**Challenge**
Restate each line word for word. Leave out every picture.

**Source material**
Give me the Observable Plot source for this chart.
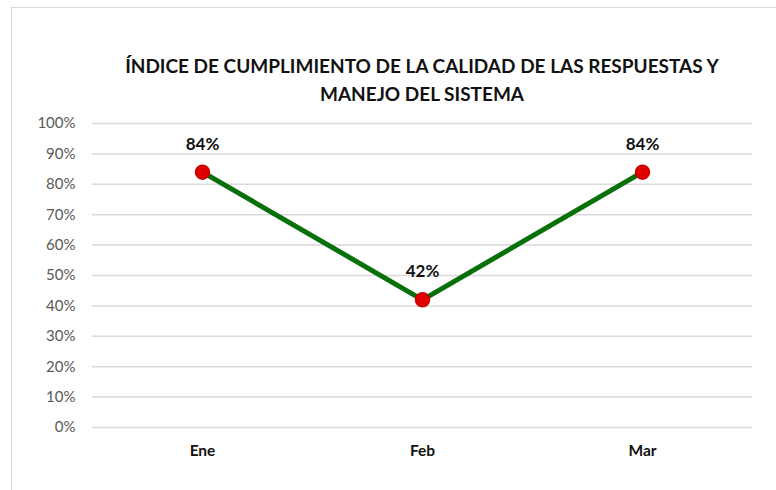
<!DOCTYPE html>
<html>
<head>
<meta charset="utf-8">
<script src="https://cdn.jsdelivr.net/npm/d3@7"></script>
<script src="https://cdn.jsdelivr.net/npm/@observablehq/plot@0.6"></script>
<style>
  html, body { margin: 0; padding: 0; background: #fff; overflow: hidden; }
  #wrap { position: relative; width: 776px; height: 490px; overflow: hidden; }
  #frame { position: absolute; left: 11px; top: 7px; width: 800px; height: 520px; border: 1px solid #d9d9d9; box-sizing: border-box; }
  #title { position: absolute; left: 72px; width: 700px; top: 52px; text-align: center;
    font-family: Lato, "Open Sans", sans-serif; font-weight: bold; font-size: 19px; line-height: 28px; color: #111; }
  #chart { position: absolute; left: 0; top: 0; }
</style>
</head>
<body>
<div id="wrap">
  <div id="frame"></div>
  <div id="chart"></div>
  <div id="title">ÍNDICE DE CUMPLIMIENTO DE LA CALIDAD DE LAS RESPUESTAS Y<br>MANEJO DEL SISTEMA</div>
</div>
<script>
const months = ["Ene", "Feb", "Mar"];
const values = [0.84, 0.42, 0.84];
const yTicks = [0, 0.1, 0.2, 0.3, 0.4, 0.5, 0.6, 0.7, 0.8, 0.9, 1.0];

const data = months.map((m, i) => ({month: m, value: values[i]}));

const chart = Plot.plot({
  width: 776,
  height: 490,
  marginLeft: 92,
  marginRight: 24,
  marginTop: 123,
  marginBottom: 63,
  style: {fontFamily: "Lato, 'Open Sans', sans-serif", background: "transparent"},
  x: {type: "point", domain: months, padding: 0.5, label: null},
  y: {domain: [0, 1], label: null},
  marks: [
    Plot.gridY(yTicks, {stroke: "#d9d9d9", strokeOpacity: 1, strokeWidth: 1.5}),
    Plot.axisY(yTicks, {tickFormat: d => Math.round(d * 100) + "%", tickSize: 0, tickPadding: 17,
      fontSize: 15, fill: "#595959", label: null}),
    Plot.axisX({tickSize: 0, tickPadding: 17, fontSize: 15.5, fontWeight: "bold", fill: "#111", label: null}),
    Plot.line(data, {x: "month", y: "value", stroke: "#087008", strokeWidth: 5}),
    Plot.dot(data, {x: "month", y: "value", r: 7, fill: "#e00000", stroke: "#c40000", strokeWidth: 1.5}),
    Plot.text(data, {x: "month", y: "value", text: d => Math.round(d.value * 100) + "%", dy: -28,
      fontSize: 17, fontWeight: "bold", fill: "#111"})
  ]
});
document.getElementById("chart").appendChild(chart);
</script>
</body>
</html>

**Reply**
Give me the Observable Plot source for this chart.
<!DOCTYPE html>
<html>
<head>
<meta charset="utf-8">
<script src="https://cdn.jsdelivr.net/npm/d3@7"></script>
<script src="https://cdn.jsdelivr.net/npm/@observablehq/plot@0.6"></script>
<style>
  html, body { margin: 0; padding: 0; background: #fff; overflow: hidden; }
  #wrap { position: relative; width: 776px; height: 490px; overflow: hidden; }
  #frame { position: absolute; left: 11px; top: 7px; width: 800px; height: 520px; border: 1px solid #d9d9d9; box-sizing: border-box; }
  #title { position: absolute; left: 72px; width: 700px; top: 52px; text-align: center;
    font-family: Lato, "Open Sans", sans-serif; font-weight: bold; font-size: 19px; line-height: 28px; color: #111; }
  #chart { position: absolute; left: 0; top: 0; }
</style>
</head>
<body>
<div id="wrap">
  <div id="frame"></div>
  <div id="chart"></div>
  <div id="title">ÍNDICE DE CUMPLIMIENTO DE LA CALIDAD DE LAS RESPUESTAS Y<br>MANEJO DEL SISTEMA</div>
</div>
<script>
const months = ["Ene", "Feb", "Mar"];
const values = [0.84, 0.42, 0.84];
const yTicks = [0, 0.1, 0.2, 0.3, 0.4, 0.5, 0.6, 0.7, 0.8, 0.9, 1.0];

const data = months.map((m, i) => ({month: m, value: values[i]}));

const chart = Plot.plot({
  width: 776,
  height: 490,
  marginLeft: 92,
  marginRight: 24,
  marginTop: 123,
  marginBottom: 63,
  style: {fontFamily: "Lato, 'Open Sans', sans-serif", background: "transparent"},
  x: {type: "point", domain: months, padding: 0.5, label: null},
  y: {domain: [0, 1], label: null},
  marks: [
    Plot.gridY(yTicks, {stroke: "#d9d9d9", strokeOpacity: 1, strokeWidth: 1.5}),
    Plot.axisY(yTicks, {tickFormat: d => Math.round(d * 100) + "%", tickSize: 0, tickPadding: 17,
      fontSize: 15, fill: "#595959", label: null}),
    Plot.axisX({tickSize: 0, tickPadding: 17, fontSize: 15.5, fontWeight: "bold", fill: "#111", label: null}),
    Plot.line(data, {x: "month", y: "value", stroke: "#087008", strokeWidth: 5}),
    Plot.dot(data, {x: "month", y: "value", r: 7, fill: "#e00000", stroke: "#c40000", strokeWidth: 1.5}),
    Plot.text(data, {x: "month", y: "value", text: d => Math.round(d.value * 100) + "%", dy: -28,
      fontSize: 17, fontWeight: "bold", fill: "#111"})
  ]
});
document.getElementById("chart").appendChild(chart);
</script>
</body>
</html>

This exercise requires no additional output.